Очнулась, когда в палату пришла уборщица и громыхнула над ухом стальным ведром. Каким-то образом я смогла уснуть под всеобщее кряхтение, шарканье и храп. Сначала подумала, что обо мне забыли. Ощущение повторяющегося кошмара. Я целый год провела в неизвестности в больнице Ливерпуля. Сейчас другой город, другая страна, у меня есть имя и память, но больница все равно призвала меня, как свое порождение. Неужели все повторится?

Но примерно через час врачи будто вспомнили обо мне и начали таскать на разные проверки и процедуры. А потом и вовсе перевели в одиночную палату с достижениями цивилизации в виде телевизора, холодильника и электрочайника. Я мельком увидела Варвару. Забегала Марго, которая по-матерински погладила по голове и пожелала скорейшего выздоровления. Услышала, что Виктор сюда определил меня на пару дней, чтобы «отдохнула».

На руке ныла рана от ножа, которую мне зашили еще в скорой. На груди расцветали лиловые синяки от разрядов Виктора во время реанимации. И я снова подключена к капельнице. Вся эта суета и кудахтанье вокруг меня сильно утомила, я провалилась в сон.


И снова слышу успокаивающий плеск воды о борта плавучего дома, шелест листвы, свежие порывы ветра и запахи дерева и воды. Во сне я снова вернулась туда, куда хочу больше всего на свете: в китайский плавучий домик, который укрывал меня и успокаивал. Там мне было хорошо. Там были только счастливые воспоминания.

И чья-то осторожная рука касается моих волос, затем кто-то нежно проводит по шее костяшкой пальца, и вот я ловлю заботливую мужскую кисть и льну щекой к ладони.

Мне не надо оборачиваться. Я знаю, кто это, – тот, который снится постоянно, тот, кто не покидает моих мыслей, тот, кого люблю.

– Мелани…

Его шепот такой родной. Такой реальный. Я оборачиваюсь и вижу его в лучах солнца. Улыбается. Смотрит с высоты роста и улыбается мне. Рэйнольд Оденкирк принимает меня в объятия, зарываясь носом в мои волосы, а я прячу свое лицо у него на груди.

– Прости меня. Пожалуйста, прости меня… – шепчу то, чем болит сердце.

Я готова расплакаться. Рэйнольд отстраняется, чтобы посмотреть мне в глаза. В его темно-серых с синевой светится любовь и нежность. Я вижу, как открываются его губы, чтобы что-то произнести в ответ…

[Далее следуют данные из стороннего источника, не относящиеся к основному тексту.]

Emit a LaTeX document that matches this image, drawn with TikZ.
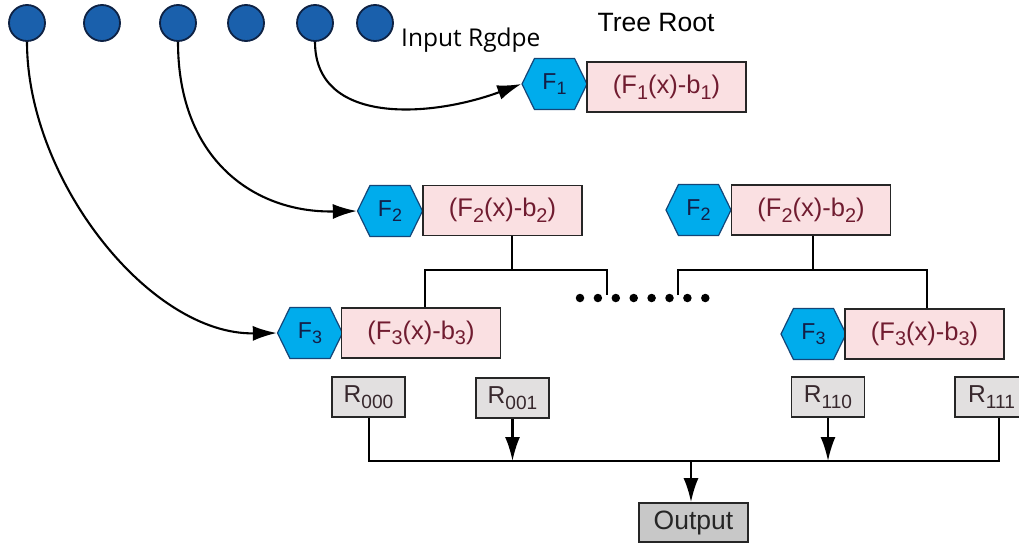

Но вместо нежного любимого баритона Рэя, слышу ядовитый шепот Виктора:

– Сгинь!

И вот уже Савов обнимает меня и смотрит с хитрым прищуром. Улыбается и крепко держит. Не отпускает.

– Виктор? Ты что здесь делаешь?

– Считай, что перезапуск системы.

– Что?

В этот момент откуда-то сверху, с небес, доносится голос Варьки:

– Хм! Тоже мне нашел компьютер.


И я просыпаюсь. Первое, что вижу, – потолок, состоящий из панелей, и желтые крашеные стены.

– Здравствуй, Аня, – как продолжение сна слышится рядом голос Савова. Оборачиваюсь и вижу его, сидящим на моей койке. За ним маячат Варя и Кевин.

– Привет, – приподнимаюсь и сажусь.

– А я тебе конфет принес и цветы.

На мои колени ложатся букет из бордовых роз и коробка с трюфелями. Конфеты тут же напоминают о Рэе и Париже. Будто снова слышу: «Одна конфета – один поцелуй». В горле сразу пересыхает от воспоминаний.

– Спасибо. Но что-то не хочется.

Я чуть отодвигаю злосчастный трюфель.

– А я тебе плеер принесла и ряженку с батоном, – Варя как всегда в своем репертуаре: издевается над романтическим порывом Савова. В холодильник кладется не только ряженка, но и колбаса, сыр, фрукты и много всего другого. Боже! Судя по провизии, они меня тут надолго запирают.

– Как прошла встреча? – Я должна быть милой с Виктором. Ведь он старается: букет купил, конфеты.

– Меня отправляют снова учительствовать.